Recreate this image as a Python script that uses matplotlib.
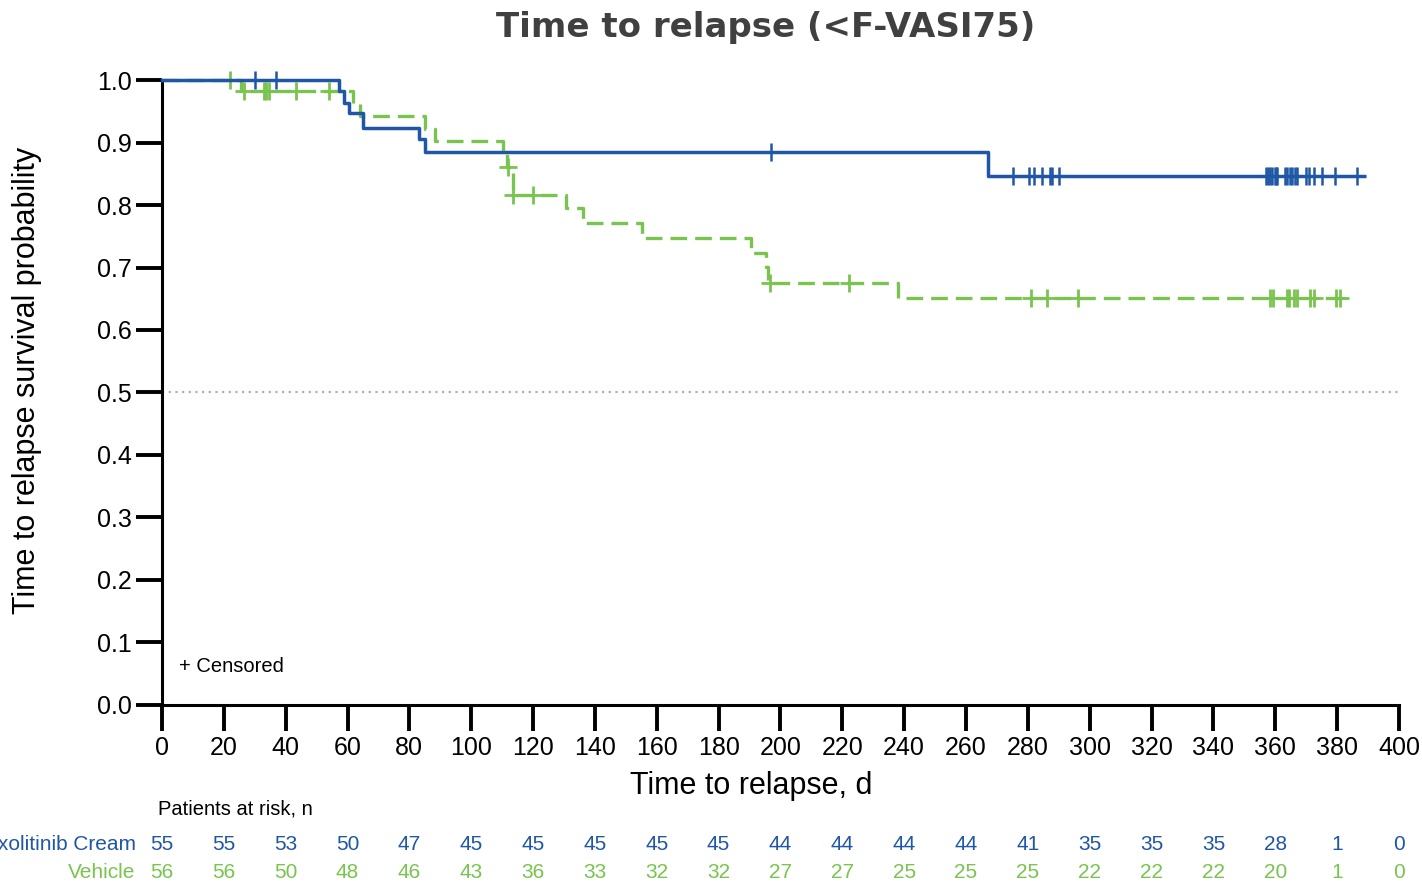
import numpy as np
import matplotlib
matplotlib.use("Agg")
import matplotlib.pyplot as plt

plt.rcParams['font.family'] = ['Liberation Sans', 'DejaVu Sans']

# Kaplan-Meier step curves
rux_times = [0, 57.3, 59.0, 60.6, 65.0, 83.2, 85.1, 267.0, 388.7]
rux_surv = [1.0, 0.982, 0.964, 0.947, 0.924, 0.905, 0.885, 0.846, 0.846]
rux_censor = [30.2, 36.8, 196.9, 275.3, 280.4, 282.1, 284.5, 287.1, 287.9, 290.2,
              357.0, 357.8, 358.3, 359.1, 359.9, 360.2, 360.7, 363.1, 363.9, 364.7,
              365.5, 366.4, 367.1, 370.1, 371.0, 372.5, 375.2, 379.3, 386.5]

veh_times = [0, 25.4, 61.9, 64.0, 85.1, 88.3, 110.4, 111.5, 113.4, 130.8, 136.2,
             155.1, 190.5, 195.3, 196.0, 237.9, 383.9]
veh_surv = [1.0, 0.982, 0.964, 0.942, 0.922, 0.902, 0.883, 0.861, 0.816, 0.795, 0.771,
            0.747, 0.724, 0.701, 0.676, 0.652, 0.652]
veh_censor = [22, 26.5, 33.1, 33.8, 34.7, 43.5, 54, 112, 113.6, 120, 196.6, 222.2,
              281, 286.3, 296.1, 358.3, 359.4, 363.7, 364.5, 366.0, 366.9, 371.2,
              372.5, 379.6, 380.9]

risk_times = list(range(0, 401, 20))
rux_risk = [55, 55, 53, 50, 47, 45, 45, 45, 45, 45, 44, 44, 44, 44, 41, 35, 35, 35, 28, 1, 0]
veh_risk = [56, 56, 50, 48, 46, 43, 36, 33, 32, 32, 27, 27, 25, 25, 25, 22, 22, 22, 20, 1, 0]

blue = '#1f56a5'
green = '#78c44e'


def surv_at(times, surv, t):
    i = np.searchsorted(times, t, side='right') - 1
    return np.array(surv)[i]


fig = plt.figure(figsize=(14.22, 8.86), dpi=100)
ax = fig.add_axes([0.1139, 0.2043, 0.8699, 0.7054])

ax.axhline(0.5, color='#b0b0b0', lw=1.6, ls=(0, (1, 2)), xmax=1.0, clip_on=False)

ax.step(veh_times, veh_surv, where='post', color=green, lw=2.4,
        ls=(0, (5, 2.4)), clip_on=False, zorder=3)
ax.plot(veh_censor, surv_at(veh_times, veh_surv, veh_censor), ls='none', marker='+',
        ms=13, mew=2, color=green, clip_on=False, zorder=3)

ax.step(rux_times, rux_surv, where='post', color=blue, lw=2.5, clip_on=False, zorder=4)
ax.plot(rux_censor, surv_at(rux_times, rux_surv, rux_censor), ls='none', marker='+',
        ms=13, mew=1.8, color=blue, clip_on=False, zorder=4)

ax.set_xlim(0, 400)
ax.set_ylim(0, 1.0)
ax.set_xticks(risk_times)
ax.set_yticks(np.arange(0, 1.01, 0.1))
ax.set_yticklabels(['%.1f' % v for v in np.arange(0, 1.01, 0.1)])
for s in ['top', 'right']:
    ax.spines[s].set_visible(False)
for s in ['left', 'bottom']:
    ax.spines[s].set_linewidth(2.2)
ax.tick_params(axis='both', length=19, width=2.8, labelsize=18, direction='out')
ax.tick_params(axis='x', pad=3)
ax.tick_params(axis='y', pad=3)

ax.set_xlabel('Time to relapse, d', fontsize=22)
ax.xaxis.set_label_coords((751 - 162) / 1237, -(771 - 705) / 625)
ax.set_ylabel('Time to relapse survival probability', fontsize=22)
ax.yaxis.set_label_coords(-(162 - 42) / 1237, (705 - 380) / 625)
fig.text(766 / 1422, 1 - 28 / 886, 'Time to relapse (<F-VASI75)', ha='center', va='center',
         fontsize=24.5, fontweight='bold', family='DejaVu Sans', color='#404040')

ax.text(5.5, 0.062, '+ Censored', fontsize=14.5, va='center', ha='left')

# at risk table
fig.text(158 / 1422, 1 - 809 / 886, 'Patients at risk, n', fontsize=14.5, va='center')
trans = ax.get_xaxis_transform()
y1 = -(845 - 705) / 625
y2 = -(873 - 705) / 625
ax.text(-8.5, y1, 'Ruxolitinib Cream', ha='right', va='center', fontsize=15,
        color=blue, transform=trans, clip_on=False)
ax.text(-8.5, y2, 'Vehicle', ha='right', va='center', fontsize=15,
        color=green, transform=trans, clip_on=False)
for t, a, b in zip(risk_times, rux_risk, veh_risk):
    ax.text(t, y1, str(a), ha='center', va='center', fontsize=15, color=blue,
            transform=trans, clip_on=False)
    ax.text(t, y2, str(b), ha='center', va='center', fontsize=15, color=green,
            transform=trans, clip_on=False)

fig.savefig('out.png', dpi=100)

--

Aim of the exercise - Every line of the material is to be quoted exactly, with no pictures carried over.

Result of the task -
Recreate this image as a Python script that uses matplotlib.
import numpy as np
import matplotlib
matplotlib.use("Agg")
import matplotlib.pyplot as plt

plt.rcParams['font.family'] = ['Liberation Sans', 'DejaVu Sans']

# Kaplan-Meier step curves
rux_times = [0, 57.3, 59.0, 60.6, 65.0, 83.2, 85.1, 267.0, 388.7]
rux_surv = [1.0, 0.982, 0.964, 0.947, 0.924, 0.905, 0.885, 0.846, 0.846]
rux_censor = [30.2, 36.8, 196.9, 275.3, 280.4, 282.1, 284.5, 287.1, 287.9, 290.2,
              357.0, 357.8, 358.3, 359.1, 359.9, 360.2, 360.7, 363.1, 363.9, 364.7,
              365.5, 366.4, 367.1, 370.1, 371.0, 372.5, 375.2, 379.3, 386.5]

veh_times = [0, 25.4, 61.9, 64.0, 85.1, 88.3, 110.4, 111.5, 113.4, 130.8, 136.2,
             155.1, 190.5, 195.3, 196.0, 237.9, 383.9]
veh_surv = [1.0, 0.982, 0.964, 0.942, 0.922, 0.902, 0.883, 0.861, 0.816, 0.795, 0.771,
            0.747, 0.724, 0.701, 0.676, 0.652, 0.652]
veh_censor = [22, 26.5, 33.1, 33.8, 34.7, 43.5, 54, 112, 113.6, 120, 196.6, 222.2,
              281, 286.3, 296.1, 358.3, 359.4, 363.7, 364.5, 366.0, 366.9, 371.2,
              372.5, 379.6, 380.9]

risk_times = list(range(0, 401, 20))
rux_risk = [55, 55, 53, 50, 47, 45, 45, 45, 45, 45, 44, 44, 44, 44, 41, 35, 35, 35, 28, 1, 0]
veh_risk = [56, 56, 50, 48, 46, 43, 36, 33, 32, 32, 27, 27, 25, 25, 25, 22, 22, 22, 20, 1, 0]

blue = '#1f56a5'
green = '#78c44e'


def surv_at(times, surv, t):
    i = np.searchsorted(times, t, side='right') - 1
    return np.array(surv)[i]


fig = plt.figure(figsize=(14.22, 8.86), dpi=100)
ax = fig.add_axes([0.1139, 0.2043, 0.8699, 0.7054])

ax.axhline(0.5, color='#b0b0b0', lw=1.6, ls=(0, (1, 2)), xmax=1.0, clip_on=False)

ax.step(veh_times, veh_surv, where='post', color=green, lw=2.4,
        ls=(0, (5, 2.4)), clip_on=False, zorder=3)
ax.plot(veh_censor, surv_at(veh_times, veh_surv, veh_censor), ls='none', marker='+',
        ms=13, mew=2, color=green, clip_on=False, zorder=3)

ax.step(rux_times, rux_surv, where='post', color=blue, lw=2.5, clip_on=False, zorder=4)
ax.plot(rux_censor, surv_at(rux_times, rux_surv, rux_censor), ls='none', marker='+',
        ms=13, mew=1.8, color=blue, clip_on=False, zorder=4)

ax.set_xlim(0, 400)
ax.set_ylim(0, 1.0)
ax.set_xticks(risk_times)
ax.set_yticks(np.arange(0, 1.01, 0.1))
ax.set_yticklabels(['%.1f' % v for v in np.arange(0, 1.01, 0.1)])
for s in ['top', 'right']:
    ax.spines[s].set_visible(False)
for s in ['left', 'bottom']:
    ax.spines[s].set_linewidth(2.2)
ax.tick_params(axis='both', length=19, width=2.8, labelsize=18, direction='out')
ax.tick_params(axis='x', pad=3)
ax.tick_params(axis='y', pad=3)

ax.set_xlabel('Time to relapse, d', fontsize=22)
ax.xaxis.set_label_coords((751 - 162) / 1237, -(771 - 705) / 625)
ax.set_ylabel('Time to relapse survival probability', fontsize=22)
ax.yaxis.set_label_coords(-(162 - 42) / 1237, (705 - 380) / 625)
fig.text(766 / 1422, 1 - 28 / 886, 'Time to relapse (<F-VASI75)', ha='center', va='center',
         fontsize=24.5, fontweight='bold', family='DejaVu Sans', color='#404040')

ax.text(5.5, 0.062, '+ Censored', fontsize=14.5, va='center', ha='left')

# at risk table
fig.text(158 / 1422, 1 - 809 / 886, 'Patients at risk, n', fontsize=14.5, va='center')
trans = ax.get_xaxis_transform()
y1 = -(845 - 705) / 625
y2 = -(873 - 705) / 625
ax.text(-8.5, y1, 'Ruxolitinib Cream', ha='right', va='center', fontsize=15,
        color=blue, transform=trans, clip_on=False)
ax.text(-8.5, y2, 'Vehicle', ha='right', va='center', fontsize=15,
        color=green, transform=trans, clip_on=False)
for t, a, b in zip(risk_times, rux_risk, veh_risk):
    ax.text(t, y1, str(a), ha='center', va='center', fontsize=15, color=blue,
            transform=trans, clip_on=False)
    ax.text(t, y2, str(b), ha='center', va='center', fontsize=15, color=green,
            transform=trans, clip_on=False)

fig.savefig('out.png', dpi=100)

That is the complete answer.